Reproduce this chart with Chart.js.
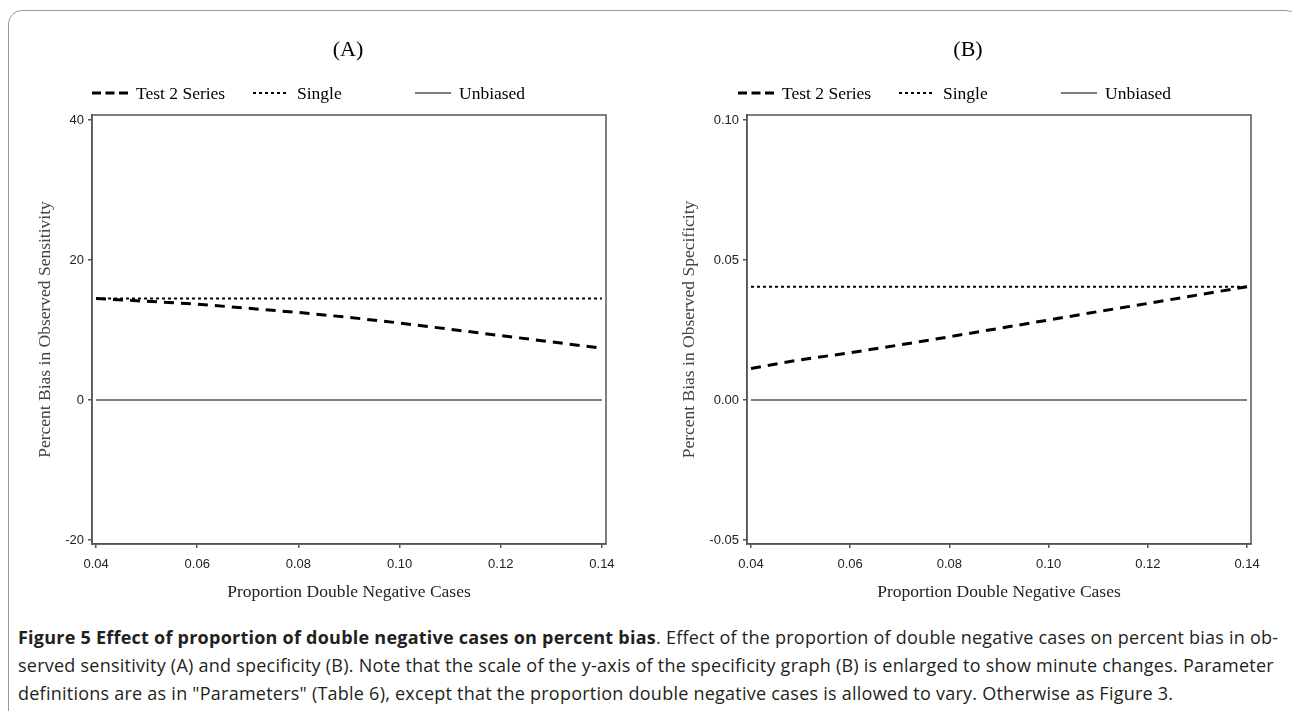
<!DOCTYPE html>
<html lang="en">
<head>
<meta charset="UTF-8">
<title>Figure 5</title>
<script src="https://cdn.jsdelivr.net/npm/chart.js"></script>
<style>
    body { margin: 0; background: #fff; width: 1292px; height: 711px; overflow: hidden; position: relative; }
    .frame { position: absolute; left: 8px; top: 10px; width: 1290px; height: 720px; border: 1px solid #9a9a9a; border-radius: 14px; }
    .panel { position: absolute; top: 0; width: 646px; height: 606px; }
    #panelA { left: 0; }
    #panelB { left: 646px; }
    .caption { position: absolute; left: 18px; top: 623px; font-family: "Liberation Sans Narrow", "Open Sans", sans-serif; font-size: 18px; letter-spacing: 0.24px; line-height: 28px; color: #231f20; white-space: nowrap; }
    .caption b { font-weight: bold; }
</style>
</head>
<body>
<div class="frame"></div>
<div class="panel" id="panelA"><canvas id="chartA" width="646" height="606"></canvas></div>
<div class="panel" id="panelB"><canvas id="chartB" width="646" height="606"></canvas></div>
<div class="caption">
    <b>Figure 5 Effect of proportion of double negative cases on percent bias</b>. Effect of the proportion of double negative cases on percent bias in ob-<br>
    served sensitivity (A) and specificity (B). Note that the scale of the y-axis of the specificity graph (B) is enlarged to show minute changes. Parameter<br>
    definitions are as in "Parameters" (Table 6), except that the proportion double negative cases is allowed to vary. Otherwise as Figure 3.
</div>
<script>
// proportion of double negative cases (x)
const proportions = [0.04, 0.05, 0.06, 0.07, 0.08, 0.09, 0.10, 0.11, 0.12, 0.13, 0.14];
const xTicks = [0.04, 0.06, 0.08, 0.10, 0.12, 0.14];

// (A) percent bias in observed sensitivity
const test2Sens = [14.5, 14.1, 13.7, 13.1, 12.5, 11.8, 11.0, 10.1, 9.2, 8.3, 7.4];
const singleSens = [14.5, 14.5, 14.5, 14.5, 14.5, 14.5, 14.5, 14.5, 14.5, 14.5, 14.5];
const unbiasedSens = [0, 0, 0, 0, 0, 0, 0, 0, 0, 0, 0];
const yTicksA = [-20, 0, 20, 40];

// (B) percent bias in observed specificity
const test2Spec = [0.0113, 0.0144, 0.0169, 0.0197, 0.0226, 0.0256, 0.0286, 0.0316, 0.0345, 0.0375, 0.0405];
const singleSpec = [0.0405, 0.0405, 0.0405, 0.0405, 0.0405, 0.0405, 0.0405, 0.0405, 0.0405, 0.0405, 0.0405];
const unbiasedSpec = [0, 0, 0, 0, 0, 0, 0, 0, 0, 0, 0];
const yTicksB = [-0.05, 0.00, 0.05, 0.10];

const SERIF = '"Liberation Serif", "Times New Roman", serif';
const SANS = '"Liberation Sans", Arial, sans-serif';

function points(ys) {
    return proportions.map((x, i) => ({ x: x, y: ys[i] }));
}

function makeDatasets(test2, single, unbiased) {
    return [
        { label: 'Test 2 Series', data: points(test2), borderColor: '#000', borderWidth: 3, borderDash: [10, 7], sampleDash: [9, 4.5] },
        { label: 'Single', data: points(single), borderColor: '#000', borderWidth: 2, borderDash: [3, 3], sampleDash: [3, 3] },
        { label: 'Unbiased', data: points(unbiased), borderColor: '#555', borderWidth: 1.5, borderDash: [], sampleDash: [] }
    ];
}

// title, legend row and box frame around the plot area
const panelDecor = {
    id: 'panelDecor',
    afterDraw(chart, args, opts) {
        const ctx = chart.ctx;
        const area = chart.chartArea;
        ctx.save();
        ctx.strokeStyle = '#555';
        ctx.lineWidth = 1.5;
        ctx.strokeRect(area.left, area.top, area.right - area.left, area.bottom - area.top);

        ctx.fillStyle = '#000';
        ctx.font = '22px ' + SERIF;
        ctx.textAlign = 'center';
        ctx.textBaseline = 'middle';
        ctx.fillText(opts.title, opts.titleX, 50);

        ctx.font = '17.5px ' + SERIF;
        ctx.textAlign = 'left';
        chart.data.datasets.forEach((ds, i) => {
            const x0 = opts.legendX[i];
            const y = 93;
            ctx.beginPath();
            ctx.setLineDash(ds.sampleDash);
            ctx.lineWidth = i === 2 ? 1 : ds.borderWidth;
            ctx.strokeStyle = '#000';
            ctx.moveTo(x0, y);
            ctx.lineTo(x0 + 36, y);
            ctx.stroke();
            ctx.setLineDash([]);
            ctx.fillText(ds.label, x0 + 44, y + 1);
        });
        ctx.restore();
    }
};

function buildChart(id, datasets, cfg) {
    return new Chart(document.getElementById(id), {
        type: 'line',
        data: { datasets: datasets },
        options: {
            responsive: false,
            animation: false,
            events: [],
            layout: { padding: { top: 115, left: cfg.padLeft, right: cfg.padRight, bottom: 0 } },
            elements: { point: { radius: 0 }, line: { tension: 0 } },
            plugins: {
                legend: { display: false },
                tooltip: { enabled: false },
                panelDecor: { title: cfg.title, titleX: cfg.titleX, legendX: [92, 253, 415] }
            },
            scales: {
                x: {
                    type: 'linear',
                    min: 0.0392,
                    max: 0.1408,
                    afterBuildTicks: axis => { axis.ticks = xTicks.map(v => ({ value: v })); },
                    afterFit: axis => { axis.height = 62; },
                    grid: { display: true, drawOnChartArea: false, drawTicks: true, tickLength: 4, color: '#555', lineWidth: 1.5 },
                    border: { display: true, color: '#555', width: 1.5 },
                    ticks: { font: { family: SANS, size: 13 }, color: '#222', padding: 9, maxRotation: 0, callback: v => v.toFixed(2) },
                    title: { display: true, text: 'Proportion Double Negative Cases', font: { family: SERIF, size: 17.5 }, color: '#222', padding: { top: 4, bottom: 3 } }
                },
                y: {
                    min: cfg.yMin,
                    max: cfg.yMax,
                    afterBuildTicks: axis => { axis.ticks = cfg.yTicks.map(v => ({ value: v })); },
                    afterFit: axis => { axis.width = cfg.yWidth; },
                    grid: { display: true, drawOnChartArea: false, drawTicks: true, tickLength: 4, color: '#555', lineWidth: 1.5 },
                    border: { display: true, color: '#555', width: 1.5 },
                    ticks: { font: { family: SANS, size: 13 }, color: '#222', padding: 4, callback: cfg.yFormat },
                    title: { display: true, text: cfg.yTitle, font: { family: SERIF, size: 17.5 }, color: '#444', padding: { top: 3, bottom: 4 } }
                }
            }
        },
        plugins: [panelDecor]
    });
}

buildChart('chartA', makeDatasets(test2Sens, singleSens, unbiasedSens), {
    title: '(A)', titleX: 348,
    padLeft: 32, padRight: 40, yWidth: 60,
    yMin: -20.57, yMax: 40.71, yTicks: yTicksA,
    yFormat: v => String(v),
    yTitle: 'Percent Bias in Observed Sensitivity'
});

buildChart('chartB', makeDatasets(test2Spec, singleSpec, unbiasedSpec), {
    title: '(B)', titleX: 322,
    padLeft: 30, padRight: 41, yWidth: 71,
    yMin: -0.0514, yMax: 0.1018, yTicks: yTicksB,
    yFormat: v => v.toFixed(2),
    yTitle: 'Percent Bias in Observed Specificity'
});
</script>
</body>
</html>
......
* **STATED EXERCISE**
Repeat only the lines between the start of the data and the line with "const yTicksA = [-20, 0, 20, 40];", including those two lines, and skip the pictures.

* **SOLVED EXERCISE**
Reproduce this chart with Chart.js.
<!DOCTYPE html>
<html lang="en">
<head>
<meta charset="UTF-8">
<title>Figure 5</title>
<script src="https://cdn.jsdelivr.net/npm/chart.js"></script>
<style>
    body { margin: 0; background: #fff; width: 1292px; height: 711px; overflow: hidden; position: relative; }
    .frame { position: absolute; left: 8px; top: 10px; width: 1290px; height: 720px; border: 1px solid #9a9a9a; border-radius: 14px; }
    .panel { position: absolute; top: 0; width: 646px; height: 606px; }
    #panelA { left: 0; }
    #panelB { left: 646px; }
    .caption { position: absolute; left: 18px; top: 623px; font-family: "Liberation Sans Narrow", "Open Sans", sans-serif; font-size: 18px; letter-spacing: 0.24px; line-height: 28px; color: #231f20; white-space: nowrap; }
    .caption b { font-weight: bold; }
</style>
</head>
<body>
<div class="frame"></div>
<div class="panel" id="panelA"><canvas id="chartA" width="646" height="606"></canvas></div>
<div class="panel" id="panelB"><canvas id="chartB" width="646" height="606"></canvas></div>
<div class="caption">
    <b>Figure 5 Effect of proportion of double negative cases on percent bias</b>. Effect of the proportion of double negative cases on percent bias in ob-<br>
    served sensitivity (A) and specificity (B). Note that the scale of the y-axis of the specificity graph (B) is enlarged to show minute changes. Parameter<br>
    definitions are as in "Parameters" (Table 6), except that the proportion double negative cases is allowed to vary. Otherwise as Figure 3.
</div>
<script>
// proportion of double negative cases (x)
const proportions = [0.04, 0.05, 0.06, 0.07, 0.08, 0.09, 0.10, 0.11, 0.12, 0.13, 0.14];
const xTicks = [0.04, 0.06, 0.08, 0.10, 0.12, 0.14];

// (A) percent bias in observed sensitivity
const test2Sens = [14.5, 14.1, 13.7, 13.1, 12.5, 11.8, 11.0, 10.1, 9.2, 8.3, 7.4];
const singleSens = [14.5, 14.5, 14.5, 14.5, 14.5, 14.5, 14.5, 14.5, 14.5, 14.5, 14.5];
const unbiasedSens = [0, 0, 0, 0, 0, 0, 0, 0, 0, 0, 0];
const yTicksA = [-20, 0, 20, 40];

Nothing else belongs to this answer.